Submitted by Terry Hearity
  1. What's the difference between a hippo and a zippo? One is really heavy and the other is a little lighter.
  2. I saw an ad for burial plots, and I thought: “That’s the last thing I need!
  3. Two windmills are standing in a wind farm. One asks, “What’s your favourite kind of music?” The other says, “I’m a big metal fan.
  4. I wasn’t originally going to get a brain transplant, but then I changed my mind.
  5. I have a few jokes about unemployed people, but none of them work.
  6. How do you make holy water? You boil the hell out of it.
  7. I tried to sue the airline for losing my luggage. I lost my case.
  8. When everything is coming your way, you’re in the wrong lane.
  9. How does an attorney sleep? First he lies on one side, then he lies on the other side.
From the Indian Hills Community Centre via Terry Ball
  1. Water is heavier than butane because butane is a lighter liquid.
  2. If you have to wear both a mask and glasses, then you may be entitled to condensation.
  3. When you teach a wolf to meditate, he becomes aware wolf.
  4. I’m going to start collecting highlighters. Mark my words!
From a Welsh Church newsletter via John Baird
  1. Those who jump off a bridge in Paris are in Seine.
  2. When two egotists meet, it’s an I for an I.
  3. A bicycle can't stand on its own because it is two tired.
  4. Every calendar's days are numbered.
  5. Santa's helpers are subordinate clauses.
  6. A man's home is his castle, in a manor of speaking.
  7. A boiled egg in the morning is hard to beat.
  8. When you ask me what I am doing today, and I say "nothing," it does not mean I am free. It means that I am doing nothing.
  9. Once you've seen one shopping centre, you've seen a mall.
  10. Reading while sunbathing makes you well red.
  11. And the Lord said unto John, "Come forth and you will receive eternal life." But John came fifth and won a toaster.

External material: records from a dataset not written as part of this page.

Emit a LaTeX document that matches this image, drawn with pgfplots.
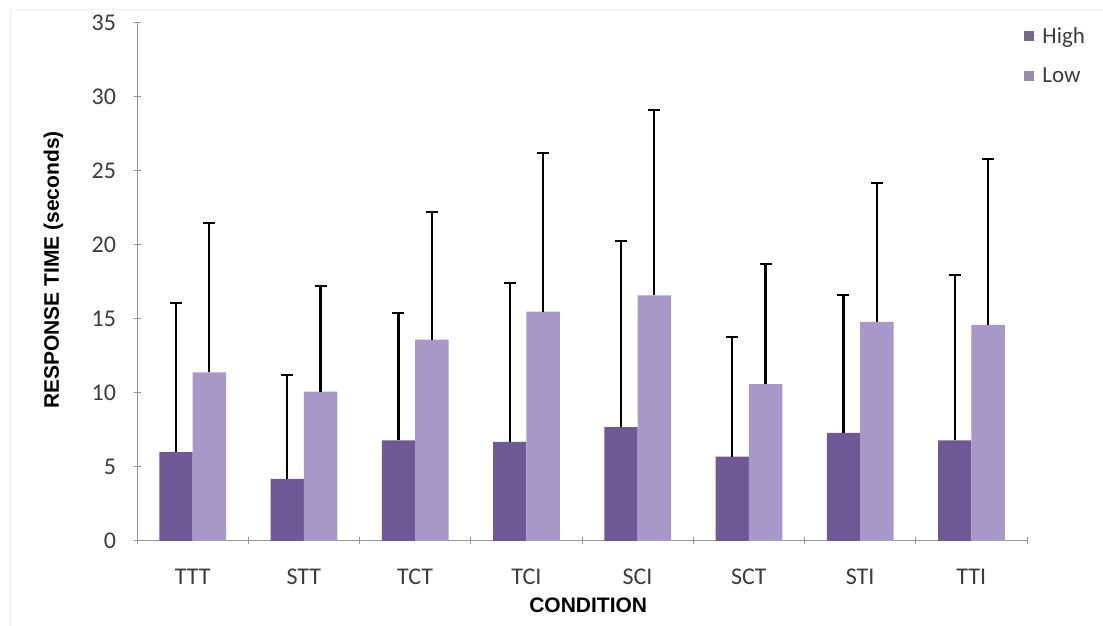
\documentclass[border=0pt]{standalone}
\usepackage{pgfplots}
\pgfplotsset{compat=1.18}
\usepackage{fontspec}
\setmainfont{Carlito}
\newfontfamily\arialfont{Liberation Sans}
\definecolor{highc}{RGB}{110,88,150}
\definecolor{lowc}{RGB}{168,152,200}
\definecolor{txt}{RGB}{60,60,60}
\definecolor{axc}{RGB}{150,150,150}

\pgfplotstableread{
x  high  herr  low   lerr
0  6.0   10.1  11.4  10.1
1  4.2   7.0   10.1  7.1
2  6.8   8.6   13.6  8.6
3  6.7   10.7  15.5  10.7
4  7.7   12.6  16.6  12.5
5  5.7   8.1   10.6  8.1
6  7.3   9.3   14.8  9.4
7  6.8   11.2  14.6  11.2
}\datatable

\begin{document}
\begin{tikzpicture}
\path[use as bounding box] (0,0) rectangle (1103pt,626pt);
\draw[gray!12, line width=1pt] (10pt,-5pt) -- (10pt,616pt) -- (1110pt,616pt);
\begin{axis}[
  at={(137pt,85pt)}, anchor=south west,
  width=890pt, height=518pt, scale only axis,
  ybar, bar width=0.3,
  xmin=-0.5, xmax=7.5, ymin=0, ymax=35,
  ytick={0,5,...,35},
  xtick={0,...,7},
  xticklabels={TTT,STT,TCT,TCI,SCI,SCT,STI,TTI},
  minor xtick={-0.5,0.5,...,7.5},
  major x tick style={draw=none},
  minor x tick style={axc, line width=1pt},
  y tick style={axc, line width=1pt},
  tick align=outside,
  major tick length=7pt, minor tick length=7pt,
  axis x line=bottom, axis y line=left,
  axis line style={-, axc, line width=1pt},
  /pgf/number format/assume math mode=true,
  tick label style={font=\fontsize{24}{28}\selectfont, text=txt},
  xticklabel style={yshift=-21pt},
  yticklabel style={xshift=-14pt},
  xlabel={CONDITION},
  ylabel={RESPONSE TIME (seconds)},
  xlabel style={font=\arialfont\bfseries\fontsize{21}{24}\selectfont, at={(axis description cs:0.507,-0.124)}, anchor=center},
  ylabel style={font=\arialfont\bfseries\fontsize{21}{24}\selectfont, at={(axis description cs:-0.094,0.523)}, anchor=center, rotate=0},
  legend style={at={(axis description cs:1.071,1.0)}, anchor=north east, draw=none, fill=none,
    font=\fontsize{23}{26}\selectfont, text=txt, row sep=19pt, cells={anchor=west}},
  error bars/y dir=plus, error bars/y explicit,
  error bars/error bar style={black, line width=2.2pt},
  error bars/error mark options={black, line width=2pt, mark size=6pt, rotate=90},
]
\addplot[fill=highc, draw=none, bar shift=-0.15,
  legend image code/.code={\fill[highc!55!gray] (0pt,-5pt) rectangle (10pt,5pt); \path (0pt,0pt) -- (16pt,0pt);}]
  table[x=x, y=high, y error=herr] {\datatable};
\addlegendentry{High}
\addplot[fill=lowc, draw=none, bar shift=0.15,
  legend image code/.code={\fill[lowc!55!gray] (0pt,-5pt) rectangle (10pt,5pt); \path (0pt,0pt) -- (16pt,0pt);}]
  table[x=x, y=low, y error=lerr] {\datatable};
\addlegendentry{Low}
\end{axis}
\end{tikzpicture}
\end{document}
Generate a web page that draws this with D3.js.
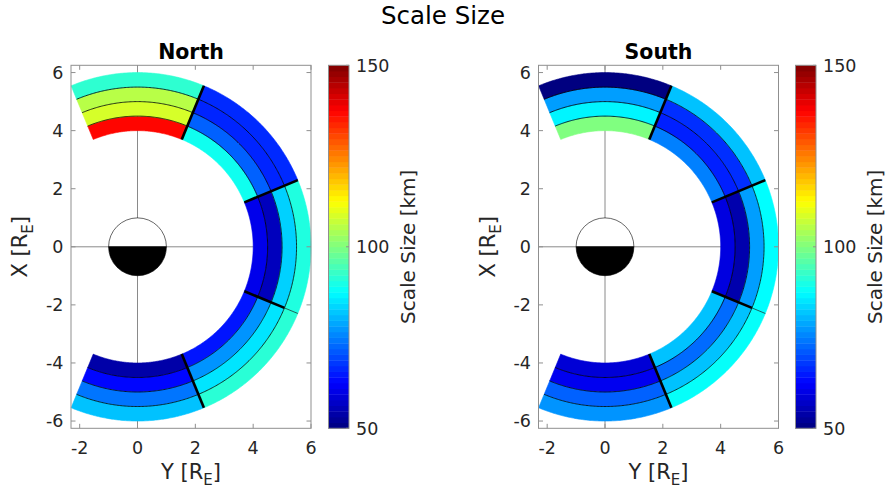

  12. I tried to catch fog yesterday. Mist.
  13. I, for one, like Roman numerals.
  14. You don’t need a parachute to go skydiving. You need a parachute to go skydiving twice.
  15. You can never lose a homing pigeon – if your homing pigeon doesn't come back, what you've lost is a pigeon.
  16. I have a step ladder because my real ladder left when I was a kid.
  17. Apparently, someone in London gets stabbed every 52 seconds. Poor devil.
  18. My wife accused me of being immature. I told her to get out of my fort.
  19. You know what they say about cliff hangers …
Submitted by others
  1. Andrew Leopold (who composed it himself): I'd give an arm and a leg to be able to run like Usain Bolt.
  2. Lyn Richards: I’m supposed to respect my elders, but now it's getting harder and harder for me to find one.
  3. Martin Winfield: I’d give my right arm to be ambidextrous.